A classic example of what these phones can do was expressed on a video I put up on my blog here.

The affable Jeff Bonforte, now of Yahoo!, describes a Nokia phone that does just about everything but slice bread.

He describes a process where the phone takes a picture, then automatically sends the picture to a blog site and then passes it on to some photo-sharing system that gets routed directly to his mom. How sweet.

So what does mom think when some drunk gets hold of the phone in a bar and starts taking upskirt pics? I mean really.

This entire lash-up is not something I'd ever want. Just because you can use various complex mechanisms to do weird things doesn't mean you have to or should do them.

Anyway, the entire handset industry is boiling down to Motorola and Nokia, with everyone else falling by the wayside. Now we hear that Palm is going to be bought by one of these two behemoths.

I had actually written a couple of years back that Motorola was going to become an also-ran with its shoddy designs. Then came the RAZR, and that was the end of that theory.

Now the industry has become a fashion business with nifty designs, cool names and enhanced features.

And fashion is meaningless if you don't show it off. This means people with the coolest-looking phones are constantly flashing them, either to check for e-mail or to see what messages were left.

I would love to stomp on every phone pulled out unnecessarily by some idiot who just has to show off a shiny gadget.

Putting the World on Hold

The phone as a societal mechanism has always been disruptive, in the sense that it gets an inordinate amount of priority in day-to-day activity.

You can be standing in a long line at a store, and when the store's phone rings, you are put into a holding pattern while the phone caller gets the proprietor's attention.

Once in a while the proprietor will say, "I have a lot of customers here waiting to be served. I'll have to put you on hold."

But it's rare, since the caller will invariably hang up, as if that was an affront, so the sale is lost. Over time the phone caller ends up in a special priority situation.

The same holds true with the mobile phone. How often have you heard, "Hold on, I have to take this," from someone you are physically standing in front of and chatting with? The world is put on hold when a mobile phone rings.

The fact is, no one "has to take" the call. People choose to take the call.

Is anyone going to drop dead on the spot if they don't? It seems unlikely.

Whenever someone you're with answers the phone, you should immediately flash your middle finger and walk off.
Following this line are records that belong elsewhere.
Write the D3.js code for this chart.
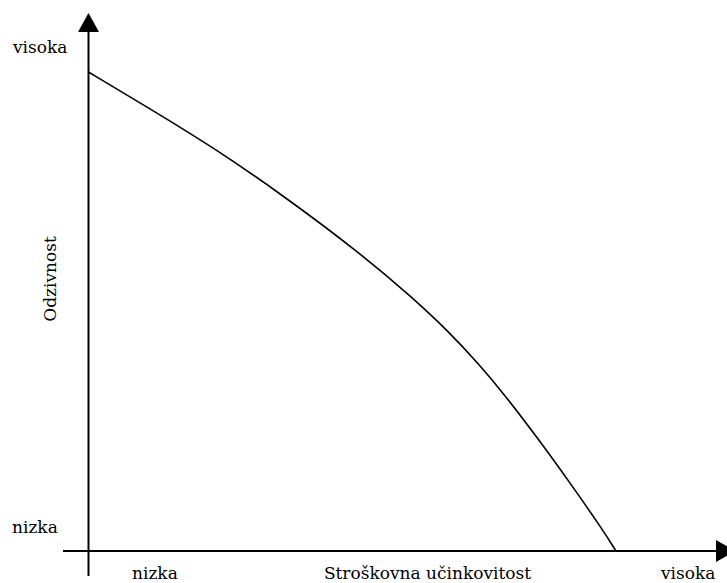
<!DOCTYPE html>
<html>
<head>
<meta charset="utf-8">
<script src="https://cdn.jsdelivr.net/npm/d3@7"></script>
<style>
  body { margin: 0; background: #fff; }
  svg text { font-family: "DejaVu Serif", serif; font-size: 17px; fill: #000; }
</style>
</head>
<body>
<div id="chart"></div>
<script>
// curve values, 0..100 on both axes
var costEff = [0, 11.1, 23.6, 36.3, 51.5, 61.5, 68.0, 74.2, 78.6, 85.0, 91.3, 97.5, 100];
var response = [100, 92.7, 84.3, 74.7, 62.2, 52.8, 46.1, 38.8, 33.0, 23.8, 14.2, 4.4, 0];

var xLabels = ["nizka", "visoka"];
var yLabels = ["nizka", "visoka"];
var xTitle = "Stroškovna učinkovitost";
var yTitle = "Odzivnost";

var svgWidth = 727;
var svgHeight = 583;

var svg = d3.select("#chart")
    .append("svg")
    .attr("width", svgWidth)
    .attr("height", svgHeight);

var x0 = 88.5, y0 = 551;

var xScale = d3.scaleLinear()
    .domain([0, 100])
    .range([x0, 616]);

var yScale = d3.scaleLinear()
    .domain([0, 100])
    .range([y0, 72]);

// axes with arrow heads
svg.append("line")
    .attr("x1", x0).attr("y1", 576)
    .attr("x2", x0).attr("y2", 30)
    .attr("stroke", "#000").attr("stroke-width", 2);
svg.append("path")
    .attr("d", `M${x0 - 10.5},32 L${x0},13 L${x0 + 10.5},32 Z`)
    .attr("fill", "#000");

svg.append("line")
    .attr("x1", 63).attr("y1", y0)
    .attr("x2", 718).attr("y2", y0)
    .attr("stroke", "#000").attr("stroke-width", 2);
svg.append("path")
    .attr("d", `M716,${y0 - 11} L735,${y0} L716,${y0 + 11} Z`)
    .attr("fill", "#000");

// curve
var line = d3.line()
    .x(d => xScale(d[0]))
    .y(d => yScale(d[1]))
    .curve(d3.curveBasis);

svg.append("path")
    .datum(d3.zip(costEff, response))
    .attr("d", line)
    .attr("fill", "none")
    .attr("stroke", "#000")
    .attr("stroke-width", 1.6);

// labels
function label(x, y, txt) {
    return svg.append("text")
        .attr("x", x).attr("y", y)
        .text(txt);
}
label(13, 53, yLabels[1]);
label(12, 533, yLabels[0]);
label(132, 579, xLabels[0]);
label(661, 579, xLabels[1]);

label(427.5, 579, xTitle).attr("text-anchor", "middle");

label(0, 0, yTitle)
    .attr("transform", "translate(56, 279) rotate(-90)")
    .attr("text-anchor", "middle");
</script>
</body>
</html>
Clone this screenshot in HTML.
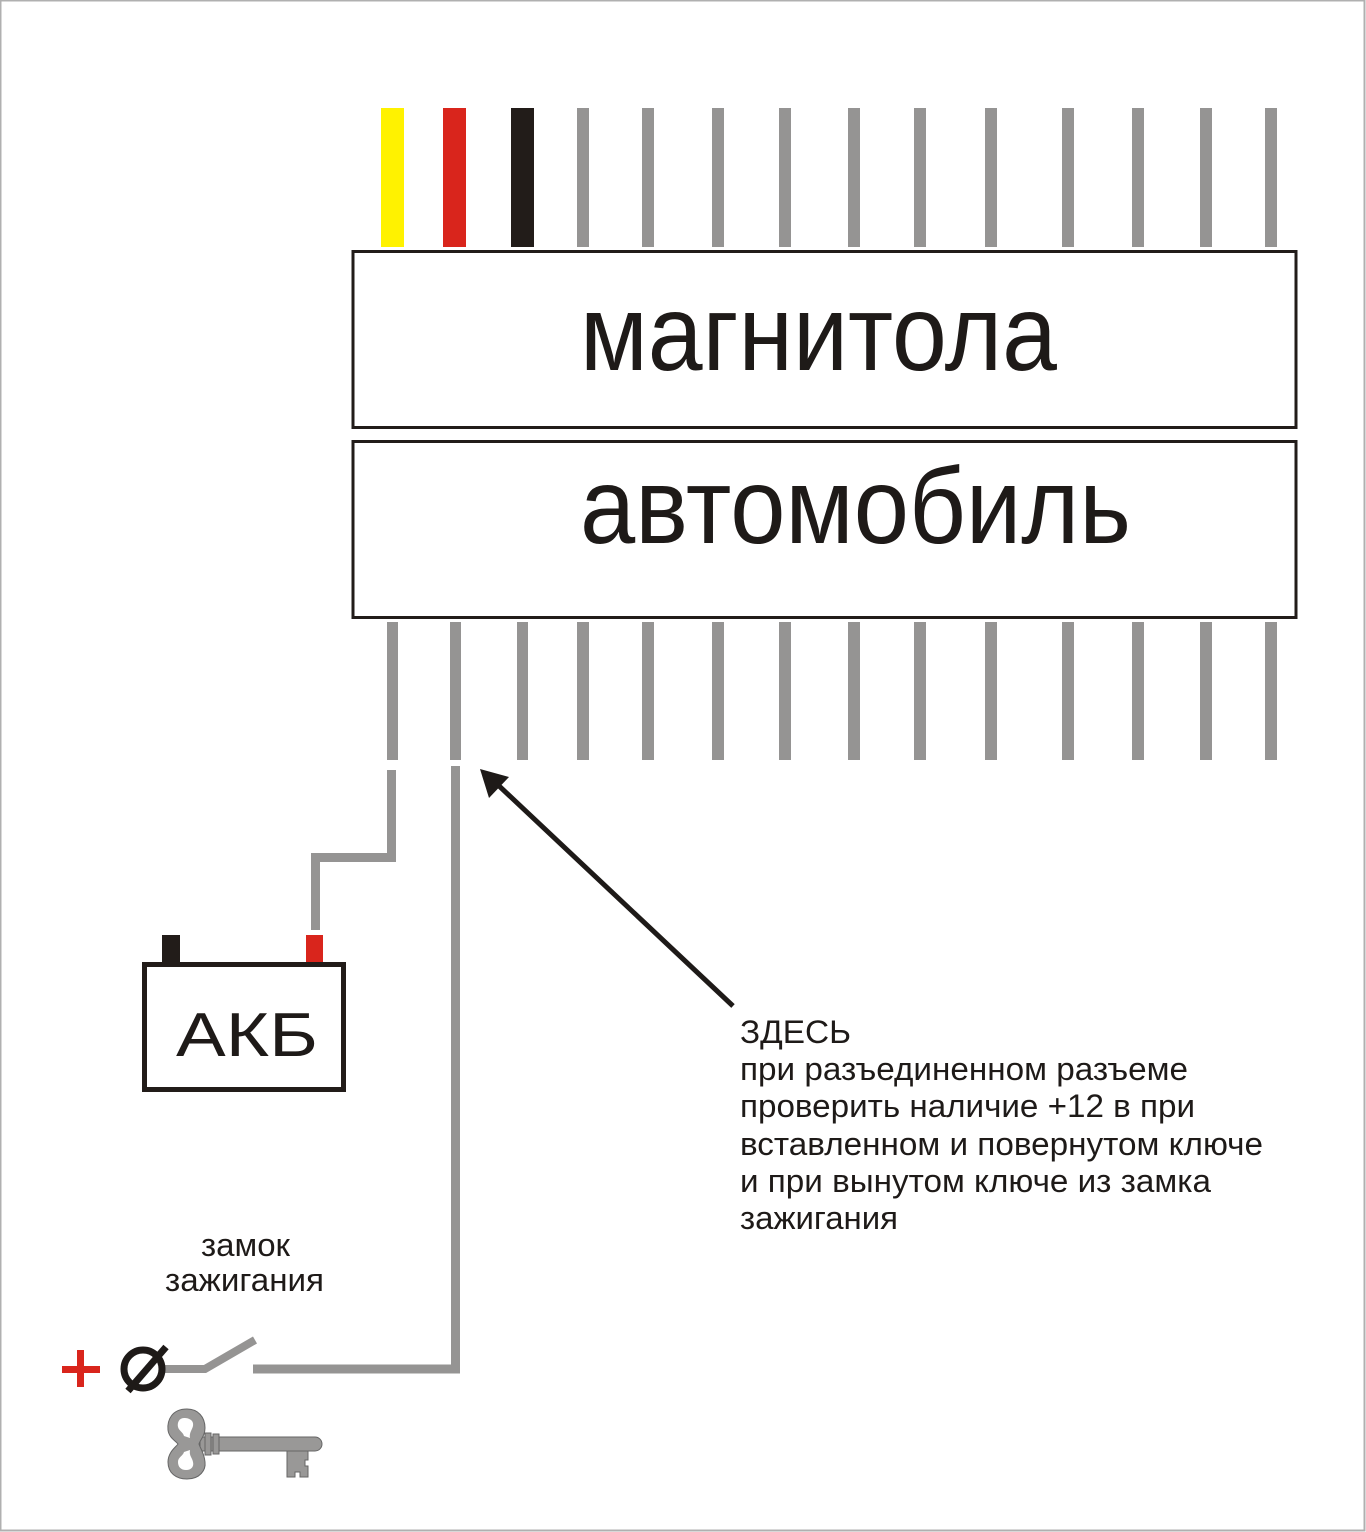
<!DOCTYPE html>
<html><head><meta charset="utf-8"><style>
html,body{margin:0;padding:0;background:#fff;}
svg{display:block;}
text{font-family:"Liberation Sans",Arial,sans-serif;fill:#1e1a18;}
</style></head><body>
<svg width="1366" height="1532" viewBox="0 0 1366 1532" xmlns="http://www.w3.org/2000/svg">
<rect x="0.5" y="0.5" width="1364" height="1530" fill="#fff" stroke="#b0b0b0" stroke-width="2"/>
<rect x="381" y="108" width="23" height="139" fill="#fff200"/>
<rect x="443" y="108" width="23" height="139" fill="#d9251c"/>
<rect x="511" y="108" width="23" height="139" fill="#221c19"/>
<g fill="#959493">
<rect x="577" y="108" width="12" height="139"/>
<rect x="642" y="108" width="12" height="139"/>
<rect x="712" y="108" width="12" height="139"/>
<rect x="779" y="108" width="12" height="139"/>
<rect x="848" y="108" width="12" height="139"/>
<rect x="914" y="108" width="12" height="139"/>
<rect x="985" y="108" width="12" height="139"/>
<rect x="1062" y="108" width="12" height="139"/>
<rect x="1132" y="108" width="12" height="139"/>
<rect x="1200" y="108" width="12" height="139"/>
<rect x="1265" y="108" width="12" height="139"/>
</g>
<rect x="353" y="251.5" width="943" height="176" fill="#fff" stroke="#221c19" stroke-width="3"/>
<rect x="353" y="441.5" width="943" height="176" fill="#fff" stroke="#221c19" stroke-width="3"/>
<text x="580" y="370" font-size="108" textLength="477" lengthAdjust="spacingAndGlyphs">магнитола</text>
<text x="580" y="543" font-size="108" textLength="551" lengthAdjust="spacingAndGlyphs">автомобиль</text>
<g fill="#959493">
<rect x="387" y="622" width="11" height="138"/>
<rect x="450" y="622" width="11" height="138"/>
<rect x="517" y="622" width="11" height="138"/>
<rect x="577" y="622" width="12" height="138"/>
<rect x="642" y="622" width="12" height="138"/>
<rect x="712" y="622" width="12" height="138"/>
<rect x="779" y="622" width="12" height="138"/>
<rect x="848" y="622" width="12" height="138"/>
<rect x="914" y="622" width="12" height="138"/>
<rect x="985" y="622" width="12" height="138"/>
<rect x="1062" y="622" width="12" height="138"/>
<rect x="1132" y="622" width="12" height="138"/>
<rect x="1200" y="622" width="12" height="138"/>
<rect x="1265" y="622" width="12" height="138"/>
</g>
<polyline points="391.5,770 391.5,857.5 315.5,857.5 315.5,930" fill="none" stroke="#959493" stroke-width="9"/>
<polyline points="455.5,766 455.5,1369 253,1369" fill="none" stroke="#959493" stroke-width="9"/>
<polyline points="165,1369 205,1369 255,1340" fill="none" stroke="#959493" stroke-width="8"/>
<rect x="162" y="935" width="18" height="29" fill="#221c19"/>
<rect x="306" y="935" width="17" height="29" fill="#d9251c"/>
<rect x="144.5" y="964.5" width="199" height="125" fill="#fff" stroke="#221c19" stroke-width="5"/>
<text x="176" y="1056" font-size="62" textLength="142" lengthAdjust="spacingAndGlyphs">АКБ</text>
<line x1="733" y1="1006" x2="497" y2="784" stroke="#1e1a18" stroke-width="5"/>
<polygon points="480,769 509,777 489,798" fill="#1e1a18"/>
<g font-size="32" lengthAdjust="spacingAndGlyphs">
<text x="740" y="1043" textLength="111" lengthAdjust="spacingAndGlyphs">ЗДЕСЬ</text>
<text x="740" y="1080" textLength="448" lengthAdjust="spacingAndGlyphs">при разъединенном разъеме</text>
<text x="740" y="1117" textLength="455" lengthAdjust="spacingAndGlyphs">проверить наличие +12 в при</text>
<text x="740" y="1155" textLength="523" lengthAdjust="spacingAndGlyphs">вставленном и повернутом ключе</text>
<text x="740" y="1192" textLength="471" lengthAdjust="spacingAndGlyphs">и при вынутом ключе из замка</text>
<text x="740" y="1229" textLength="158" lengthAdjust="spacingAndGlyphs">зажигания</text>
</g>
<g font-size="32">
<text x="201" y="1256" textLength="89" lengthAdjust="spacingAndGlyphs">замок</text>
<text x="165" y="1291" textLength="159" lengthAdjust="spacingAndGlyphs">зажигания</text>
</g>
<rect x="62" y="1366" width="38" height="7" fill="#d9251c"/>
<rect x="77" y="1350" width="7" height="37" fill="#d9251c"/>
<ellipse cx="143" cy="1369" rx="19" ry="19" fill="none" stroke="#1e1a18" stroke-width="7"/>
<line x1="128" y1="1391" x2="166" y2="1347" stroke="#1e1a18" stroke-width="7"/>
<g fill="#999897" stroke="#666" stroke-width="1">
<path d="M200,1437 L315,1437 A7,7 0 0 1 315,1451 L200,1451 Z"/>
<rect x="205" y="1433" width="6" height="22"/>
<rect x="213" y="1434" width="6" height="20"/>
<path d="M287,1451 L308,1451 L308,1460 L305,1460 L305,1466 L308,1466 L308,1477 L300,1477 L300,1472 L295,1472 L295,1477 L287,1477 Z"/>
<path d="M187,1409 C172,1409 167,1420 168,1430 C169,1438 176,1441 178,1444 C176,1447 168,1452 168,1462 C168,1473 176,1479 187,1479 C200,1479 206,1470 205,1462 C204,1452 200,1448 199,1444 C200,1440 205,1436 205,1428 C205,1417 198,1409 187,1409 Z"/>
</g>
<g fill="#fff">
<path d="M184,1418 C179,1418 177,1423 178,1427 C179,1431 183,1432 184,1436 L190,1438 C189,1433 192,1430 193,1426 C194,1421 190,1418 184,1418 Z"/>
<path d="M184,1452 C183,1456 178,1457 178,1462 C178,1467 181,1470 186,1470 C192,1470 194,1466 193,1462 C192,1457 189,1456 190,1450 Z"/>
</g>
</svg>
</body></html>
These devices have done nothing to improve the quality of life or the national productivity. If anything, they have done the opposite.

Yes, they are great in an emergency and useful for finding someone in a crowd or for getting directions when you are poorly prepared and lost. But that's about it.

Instead, they are used for needless chatter and to give the illusion that you are some sort of big shot as you bellow demands into your device while in a public place.

Personally, I hope none of the handset makers ever turn a profit and they all go dead broke.

I feel the same way about the miserable carriers and service providers who are all one inch short of being out-and-out rip-off artists.

The bigger question is: How did we ever let this happen?